Jeonghee Park presents humorous depictions of animals which have transgressed into human spaces. Here we see a group of lions in someone’s posh apartment.  The trappings of our lives are supposed to pacify us – those comfy couches are meant to make us docile and well heeled.  The lions, to me, are our form of protest. Underlying the comfort and self-induced tranquility bought from high end furniture and interior decorators we still retain the capacity to demonstrate moral and socially transformative power.


Heesoo Kim lives in New York City and seems to be following in the Art Brut tradition of presenting child-like drawings/paintings.  Yet, unlike a lot of art brut work, Kim’s stuff is very engaging, bright and optimistic.  This work takes delight in New York City life where, to the newcomer (I am now a grizzled, disgruntled veteran), everything radiates excitement, novelty and passion.


Inbu Pyo’s work contains uncountable small pieces of paper packed together in small spaces.  Like the millions of people who live in a large metropolis the individual pieces of paper can be bent by the wind but not easily displaced.  To me the individual pieces of paper, being potentially moved in relation to the surrounding pieces, represents the communal emotional response often felt by city dwellers.  We are all packed next to each other, we are all connected via TV and the internet, and every world event or crisis has the type of ripple effect of the wind. We all bend and move together – we are temporarily forced to respond, and we often respond uniformly, but resume our normal posture soon thereafter.
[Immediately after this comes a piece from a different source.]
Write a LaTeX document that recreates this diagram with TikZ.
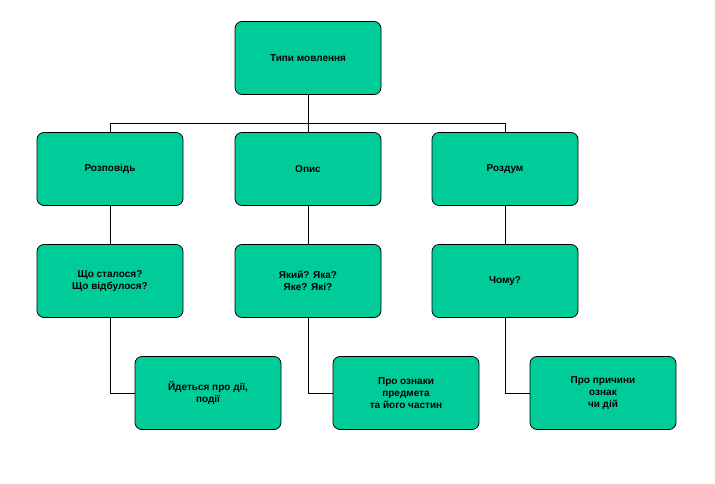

If we think of this show as being about the individual in New York City, Inhee Yang’s work seems to represent the permanence and transition that epitomizes the city.  You have strong, stable forms combined with circular lines which seem to imply continual motion.  The constant, apparently eternal forms are the city, or society, we are in the faint lines that intersect or go silently around these sun-like orbs that would seem to represent the structures and institutions that we need to acknowledge for our own survival within a huge social group.